→ Description of the task:
Begin with the first line and repeat exactly through the line containing "from datetime import date, timedelta"; leave every image out.

□ □ □ □ □ □ □

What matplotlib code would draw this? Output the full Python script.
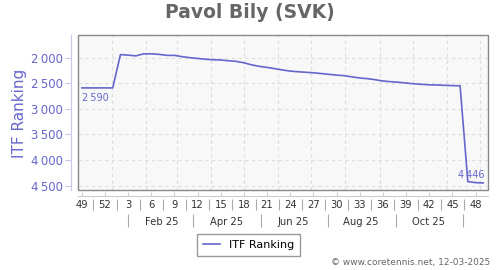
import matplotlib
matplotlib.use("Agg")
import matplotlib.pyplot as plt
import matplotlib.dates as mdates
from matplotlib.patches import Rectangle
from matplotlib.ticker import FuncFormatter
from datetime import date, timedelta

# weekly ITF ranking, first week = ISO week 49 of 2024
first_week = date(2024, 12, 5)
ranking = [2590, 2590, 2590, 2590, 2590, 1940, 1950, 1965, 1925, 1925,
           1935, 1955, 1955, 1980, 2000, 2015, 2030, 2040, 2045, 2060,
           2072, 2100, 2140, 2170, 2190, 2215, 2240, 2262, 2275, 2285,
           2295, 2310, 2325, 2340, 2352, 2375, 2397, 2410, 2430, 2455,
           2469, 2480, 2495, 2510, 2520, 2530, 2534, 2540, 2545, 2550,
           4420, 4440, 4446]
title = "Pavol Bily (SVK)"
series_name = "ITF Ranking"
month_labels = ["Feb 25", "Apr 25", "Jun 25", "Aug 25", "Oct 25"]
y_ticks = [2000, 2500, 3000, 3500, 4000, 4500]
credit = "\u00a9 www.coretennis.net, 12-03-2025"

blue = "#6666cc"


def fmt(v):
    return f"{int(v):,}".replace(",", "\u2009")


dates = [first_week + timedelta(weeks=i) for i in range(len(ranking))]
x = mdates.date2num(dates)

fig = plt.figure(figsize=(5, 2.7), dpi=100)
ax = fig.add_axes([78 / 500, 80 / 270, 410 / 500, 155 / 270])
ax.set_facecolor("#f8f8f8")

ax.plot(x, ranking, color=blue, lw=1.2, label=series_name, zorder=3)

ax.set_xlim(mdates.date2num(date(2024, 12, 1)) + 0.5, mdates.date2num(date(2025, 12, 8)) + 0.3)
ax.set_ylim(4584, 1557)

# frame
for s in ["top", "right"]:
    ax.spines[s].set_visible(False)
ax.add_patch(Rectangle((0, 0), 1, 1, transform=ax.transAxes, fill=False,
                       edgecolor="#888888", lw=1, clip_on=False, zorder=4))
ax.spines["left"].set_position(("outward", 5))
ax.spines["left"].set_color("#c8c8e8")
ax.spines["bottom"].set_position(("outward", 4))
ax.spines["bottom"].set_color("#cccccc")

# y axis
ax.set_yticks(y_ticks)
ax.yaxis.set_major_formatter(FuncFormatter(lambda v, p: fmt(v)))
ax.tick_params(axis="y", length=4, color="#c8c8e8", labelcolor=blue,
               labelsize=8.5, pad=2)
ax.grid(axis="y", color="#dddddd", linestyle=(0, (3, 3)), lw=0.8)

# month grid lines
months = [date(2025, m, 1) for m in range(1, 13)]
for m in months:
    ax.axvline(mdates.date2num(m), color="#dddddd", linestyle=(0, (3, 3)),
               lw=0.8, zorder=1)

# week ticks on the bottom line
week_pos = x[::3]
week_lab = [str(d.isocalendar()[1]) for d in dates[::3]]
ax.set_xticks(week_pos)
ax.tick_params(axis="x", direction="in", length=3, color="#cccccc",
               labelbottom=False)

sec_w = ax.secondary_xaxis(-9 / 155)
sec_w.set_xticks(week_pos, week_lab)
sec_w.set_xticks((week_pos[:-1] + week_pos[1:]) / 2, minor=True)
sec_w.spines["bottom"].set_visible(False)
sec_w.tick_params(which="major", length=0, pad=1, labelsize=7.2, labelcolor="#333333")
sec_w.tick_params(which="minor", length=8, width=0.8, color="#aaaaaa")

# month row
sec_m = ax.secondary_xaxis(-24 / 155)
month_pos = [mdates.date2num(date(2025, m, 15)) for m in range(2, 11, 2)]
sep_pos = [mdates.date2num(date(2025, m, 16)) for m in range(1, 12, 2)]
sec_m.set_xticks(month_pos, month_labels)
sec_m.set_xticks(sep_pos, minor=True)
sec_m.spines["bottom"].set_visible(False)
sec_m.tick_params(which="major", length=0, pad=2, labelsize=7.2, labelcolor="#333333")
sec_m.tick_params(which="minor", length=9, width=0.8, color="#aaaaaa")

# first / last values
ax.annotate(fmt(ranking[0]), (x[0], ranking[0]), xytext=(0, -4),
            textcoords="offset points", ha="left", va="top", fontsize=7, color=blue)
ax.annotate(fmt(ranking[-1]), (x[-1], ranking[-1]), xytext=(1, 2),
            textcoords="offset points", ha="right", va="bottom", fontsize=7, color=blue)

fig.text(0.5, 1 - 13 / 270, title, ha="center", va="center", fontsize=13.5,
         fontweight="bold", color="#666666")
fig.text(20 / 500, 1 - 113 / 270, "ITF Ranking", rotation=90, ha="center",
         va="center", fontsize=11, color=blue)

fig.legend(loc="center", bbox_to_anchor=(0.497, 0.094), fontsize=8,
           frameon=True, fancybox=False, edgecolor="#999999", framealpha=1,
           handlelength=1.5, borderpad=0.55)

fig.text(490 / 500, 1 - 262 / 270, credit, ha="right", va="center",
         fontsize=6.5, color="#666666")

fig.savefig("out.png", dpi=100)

□ □ □ □ □ □ □

→ Task result:
What matplotlib code would draw this? Output the full Python script.
import matplotlib
matplotlib.use("Agg")
import matplotlib.pyplot as plt
import matplotlib.dates as mdates
from matplotlib.patches import Rectangle
from matplotlib.ticker import FuncFormatter
from datetime import date, timedelta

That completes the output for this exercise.